Tariff and non-tariff barriers
Tariffs are taxes that are put in place not only to protect infant industries at home, but also to prevent unemployment because of shut down of domestic industries. This leads to unrest among the masses and an unhappy electorate which is not a favourable thing for any government. Secondly, tariffs provide a source of revenue to the government though consumers are denied their right to enjoy goods at a cheaper price. There are specific tariffs that are a onetime tax levied on goods. This is different for goods in different categories. There are Ad Valorem tariffs that are a ploy to keep imported goods pricier. This is done to protect domestic producers of similar products.
Non Tariff Barriers
Placing tariff barriers are not enough to protect domestic industries, countries resort to non tariff barriers that prevent foreign goods from coming inside the country. One of these non tariff barriers is the creation of licenses. Companies are granted licenses so that they can import goods and services. But enough restrictions are imposed on new entrants so that there is less competition and very few companies actually are able to import goods in certain categories. This keeps the amount of goods imported under check and thus protects domestic producers.

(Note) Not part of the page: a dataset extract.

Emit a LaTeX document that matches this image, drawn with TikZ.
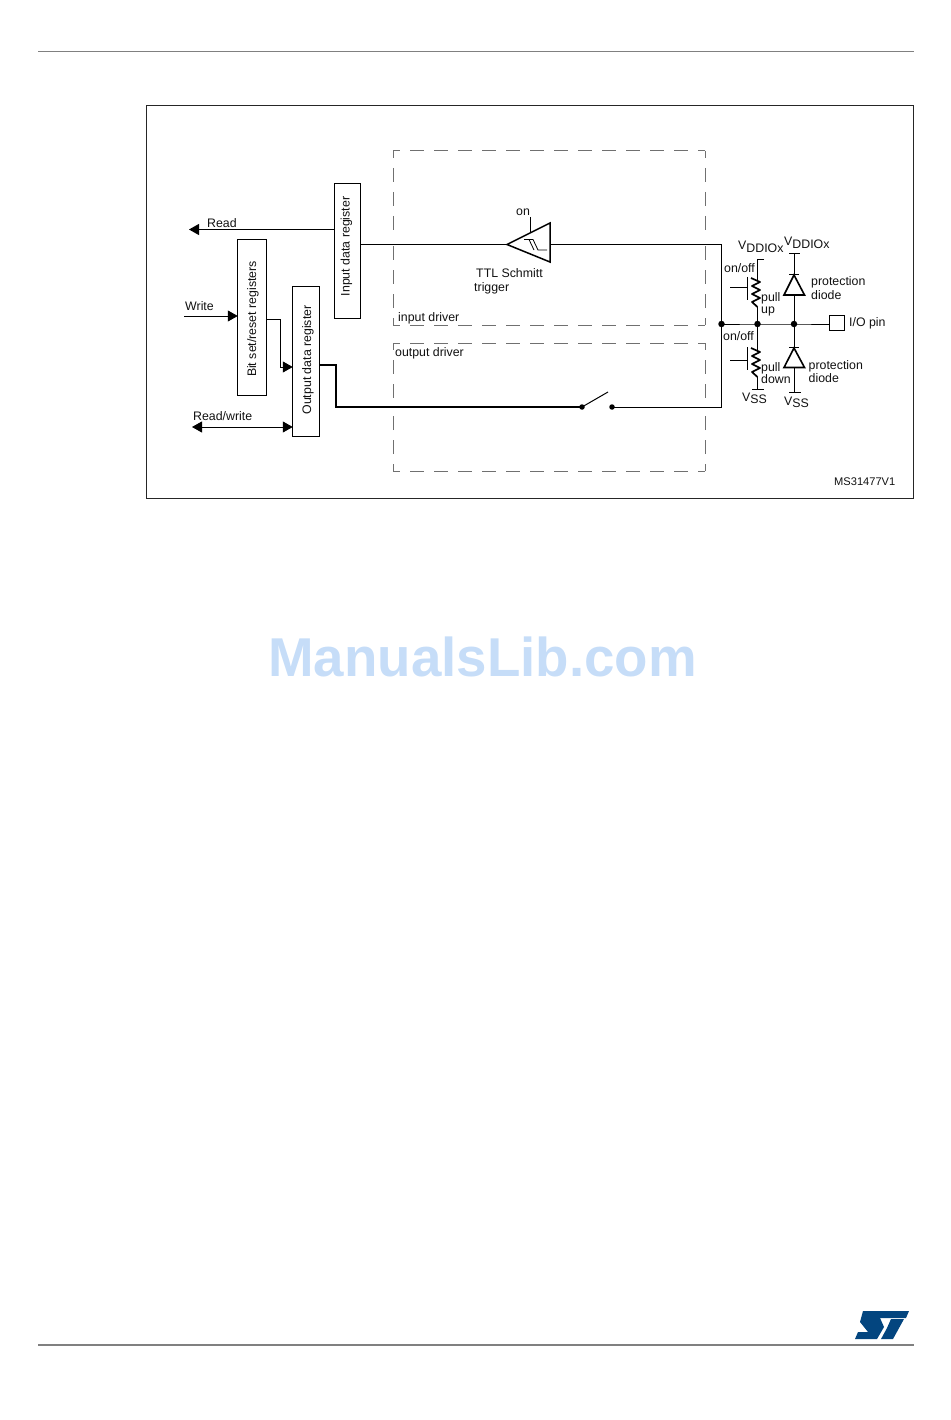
\documentclass[tikz,border=0pt]{standalone}
\usepackage{fontspec}
\usepackage{graphicx}
\setmainfont{Liberation Sans}
\usetikzlibrary{arrows.meta}
\definecolor{txt}{HTML}{111111}
\definecolor{dashgray}{HTML}{707070}
\definecolor{rulegray}{HTML}{808080}
\definecolor{stblue}{HTML}{03457F}
\definecolor{wm}{HTML}{C6DDF8}
\tikzset{
  x=1pt,y=-1pt,
  wire/.style={draw=black,line width=1pt},
  thickwire/.style={draw=black,line width=1.7pt},
  zigzag/.style={draw=black,line width=1.7pt,line join=round},
  diode/.style={draw=black,line width=1.6pt,fill=white},
  regbox/.style={draw=black,line width=1pt,inner sep=0pt,fill=white},
  lab/.style={anchor=base west,inner sep=0pt,text=txt,font=\fontsize{12.35}{14}\selectfont},
  vlab/.style={inner sep=0pt,text=txt,font=\fontsize{12.35}{14}\selectfont},
  smalllab/.style={anchor=base west,inner sep=0pt,text=txt,font=\fontsize{11.1}{13}\selectfont},
  drv/.style={draw=dashgray,line width=1pt,dash pattern=on 14pt off 10pt,dash phase=7pt},
  tipf/.style={-{Triangle[length=10pt,width=11pt]},shorten >=-1pt},
  tipb/.style={{Triangle[length=10pt,width=11pt]}-{Triangle[length=10pt,width=11pt]},shorten >=-1pt},
  junction/.style={circle,fill=black,inner sep=0pt,minimum size=6.5pt},
}
\newcommand{\myvdd}{V\raisebox{-2.5pt}{DDIOx}}
\newcommand{\myvss}{V\raisebox{-2.5pt}{SS}}
\begin{document}
\begin{tikzpicture}
\useasboundingbox (0,0) rectangle (950,1420);
% page rules
\coordinate (rtl) at (38,52); \coordinate (rtr) at (914,52);
\coordinate (rbl) at (38,1345); \coordinate (rbr) at (914,1345);
\draw[draw=rulegray,line width=1pt] (rtl) -- (rtr);
\draw[draw=rulegray,line width=1.4pt] (rbl) -- (rbr);
% frame
\node[draw=black!85,line width=1pt,inner sep=0pt,minimum width=767pt,minimum height=392.5pt] (frame) at (529.5,301.75) {};
% driver boxes
\draw[drv] (393,151) -- (705,151);
\draw[drv] (393,151) -- (393,238);
\draw[drv] (393,325) -- (393,238);
\draw[drv] (705,151) -- (705,238);
\draw[drv] (705,325) -- (705,238);
\draw[drv] (393,325) -- (705,325);
\draw[drv] (393,343) -- (705,343);
\draw[drv] (393,343) -- (393,407);
\draw[drv] (393,471) -- (393,407);
\draw[drv] (705,343) -- (705,407);
\draw[drv] (705,471) -- (705,407);
\draw[drv] (393,471) -- (705,471);
\node[lab] (tinp) at (398,321) {input driver};
\node[lab] (tout) at (395,356) {output driver};
% registers
\node[regbox,minimum width=26.5pt,minimum height=135.5pt] (inreg) at (347.5,251) {};
\node[regbox,minimum width=29.5pt,minimum height=156.5pt] (bitreg) at (252,317.5) {};
\node[regbox,minimum width=27.5pt,minimum height=150.5pt] (outreg) at (306,361.5) {};
\node[vlab] (tinreg) at (346.5,246.5) {\rotatebox{90}{Input data register}};
\node[vlab] (tbit) at (253,319) {\rotatebox{90}{Bit set/reset registers}};
\node[vlab] (toutreg) at (308,360) {\rotatebox{90}{Output data register}};
% left connectors
\coordinate (readend) at (190,229.5);
\coordinate (writestart) at (184,316);
\coordinate (rwend) at (192,427);
\draw[wire,tipf] (inreg.west |- readend) -- (readend);
\draw[wire,tipf] (writestart) -- (bitreg.west |- writestart);
\coordinate (bo1) at (280,319.5); \coordinate (bo2) at (280,367);
\draw[wire,tipf] (bitreg.east |- bo1) -- (bo1) -- (bo2) -- (outreg.west |- bo2);
\draw[wire,tipb] (rwend) -- (outreg.west |- rwend);
\node[lab] (tread) at (207,228) {Read};
\node[lab] (twrite) at (185,311) {Write};
\node[lab] (trw) at (193,420) {Read/write};
% Schmitt trigger
\coordinate (sa) at (507,244.5); \coordinate (sb) at (550,223); \coordinate (sc) at (550,262);
\draw[black,line width=1.5pt,line join=miter,fill=white] (sa) -- (sb) -- (sc) -- cycle;
\coordinate (on1) at (530,217); \coordinate (on2) at (530,233);
\draw[wire] (on1) -- (on2);
\draw[black,line width=.8pt] (524,239.5) -- (533,239.5) -- (538,250) -- (547,250);
\draw[black,line width=.8pt] (529,239.5) -- (534,250);
\node[lab] (ton) at (516,215.5) {on};
\node[lab] (tttl) at (476,277.5) {TTL Schmitt};
\node[lab] (ttrig) at (474,291) {trigger};
\coordinate (inwire) at (361,244.5);
\coordinate (c1) at (721.5,244.5);
\draw[wire] (inreg.east |- inwire) -- (sa);
\draw[wire] (550,244.5) -- (c1);
% output path and switch
\coordinate (o1) at (336,365); \coordinate (o2) at (336,407);
\node[junction,minimum size=5.5pt] (sw1) at (582,407) {};
\node[junction,minimum size=5.5pt] (sw2) at (612,407) {};
\coordinate (blade) at (608,392);
\draw[thickwire] (outreg.east |- o1) -- (o1) -- (o2) -- (sw1.center);
\draw[wire] (sw1.center) -- (blade);
\coordinate (c2) at (721.5,407);
\draw[wire] (sw2.center) -- (c2);
% junctions
\node[junction] (j1) at (721.5,324) {};
\node[junction] (j2) at (757.5,324) {};
\node[junction] (j3) at (794,324) {};
\node[draw=black,line width=1pt,inner sep=0pt,minimum width=15pt,minimum height=15pt] (pin) at (836.5,323) {};
\draw[wire] (c1) -- (j1.center) -- (c2);
\draw[wire] (j1.center) -- (j2.center) -- (j3.center) -- (pin.west |- j3);
% pull up
\coordinate (u0a) at (757.5,259.5); \coordinate (u0b) at (764,259.5);
\draw[wire] (u0b) -- (u0a) -- (757.5,281);
\draw[zigzag] (751,278) -- (760,282) -- (752,286) -- (760,290) -- (752,294) -- (760,298) -- (752,302) -- (757.5,307);
\draw[wire] (757.5,307) -- (j2.center);
\coordinate (ug1) at (747.5,277); \coordinate (ug2) at (747.5,300);
\draw[wire] (ug1) -- (ug2);
\coordinate (us) at (730,288);
\draw[wire] (us) -- (ug1 |- us);
% pull down
\coordinate (d0a) at (752,389); \coordinate (d0b) at (764,389);
\draw[wire] (j2.center) -- (757.5,352);
\draw[zigzag] (751,348) -- (760,352) -- (752,356) -- (760,360) -- (752,364) -- (760,368) -- (752,372) -- (757.5,377);
\draw[wire] (757.5,377) -- (757.5,389);
\draw[wire] (d0a) -- (d0b);
\coordinate (dg1) at (747.5,347); \coordinate (dg2) at (747.5,370);
\draw[wire] (dg1) -- (dg2);
\coordinate (ds) at (730,360);
\draw[wire] (ds) -- (dg1 |- ds);
% protection diodes
\coordinate (p1a) at (789,253.5); \coordinate (p1b) at (800,253.5); \coordinate (p1c) at (794,253.5);
\draw[wire] (p1a) -- (p1b);
\draw[wire] (p1c) -- (j3.center);
\draw[diode] (794,275) -- (804.5,295) -- (784,295) -- cycle;
\draw[wire] (789,274.5) -- (799,274.5);
\coordinate (p2a) at (789,392); \coordinate (p2b) at (801,392); \coordinate (p2c) at (794,392);
\draw[wire] (p2a) -- (p2b);
\draw[wire] (j3.center) -- (p2c);
\draw[diode] (794,348) -- (804.5,367.5) -- (784,367.5) -- cycle;
\draw[wire] (789,347.5) -- (799,347.5);
% right labels
\node[lab] (tv1) at (738,250) {\myvdd};
\node[lab] (tv2) at (784,246) {\myvdd};
\node[lab] (toff1) at (724,272.5) {on/off};
\node[lab] (toff2) at (723,340) {on/off};
\node[lab] (tpu1) at (761,301.5) {pull};
\node[lab] (tpu2) at (761,313.5) {up};
\node[lab] (tpd1) at (761,371.5) {pull};
\node[lab] (tpd2) at (761,383.5) {down};
\node[lab] (tp1a) at (811,286) {protection};
\node[lab] (tp1b) at (811,299) {diode};
\node[lab] (tp2a) at (808.5,369) {protection};
\node[lab] (tp2b) at (808.5,382) {diode};
\node[lab] (tpin) at (849,326) {I/O pin};
\node[lab] (tv3) at (742,401) {\myvss};
\node[lab] (tv4) at (784,405) {\myvss};
\node[smalllab] (tms) at (834,485) {MS31477V1};
% watermark
\node[anchor=base west,inner sep=0pt,text=wm,font=\fontsize{54.7}{60}\selectfont\bfseries] (twm) at (268,676) {ManualsLib.com};
% ST logo
\fill[stblue] (863,1311) -- (909,1311) -- (906,1318) -- (880,1318) -- (884,1327) -- (877,1339) -- (855,1339) -- (858,1332) -- (868,1332) -- (860,1322) -- cycle;
\fill[stblue] (891,1319) -- (904,1319) -- (893,1339) -- (881,1339) -- (887,1328) -- cycle;
\end{tikzpicture}
\end{document}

Import Quotas is another trick used by countries to place a barrier to the entry of foreign goods in certain categories. This allows a government to set a limit on the amount of goods imported in a particular category. As soon as this limit is crossed, no importer can import further quantities of the goods.
Non tariff barriers are sometimes retaliatory in nature as when a country is antagonistic to a particular country and does not wish to allow goods from that country to be imported. There are instances where restrictions are placed on flimsy grounds such as when western countries cite reasons of human rights or child labour on goods imported from third world countries. They also place barriers to trade citing environmental reasons.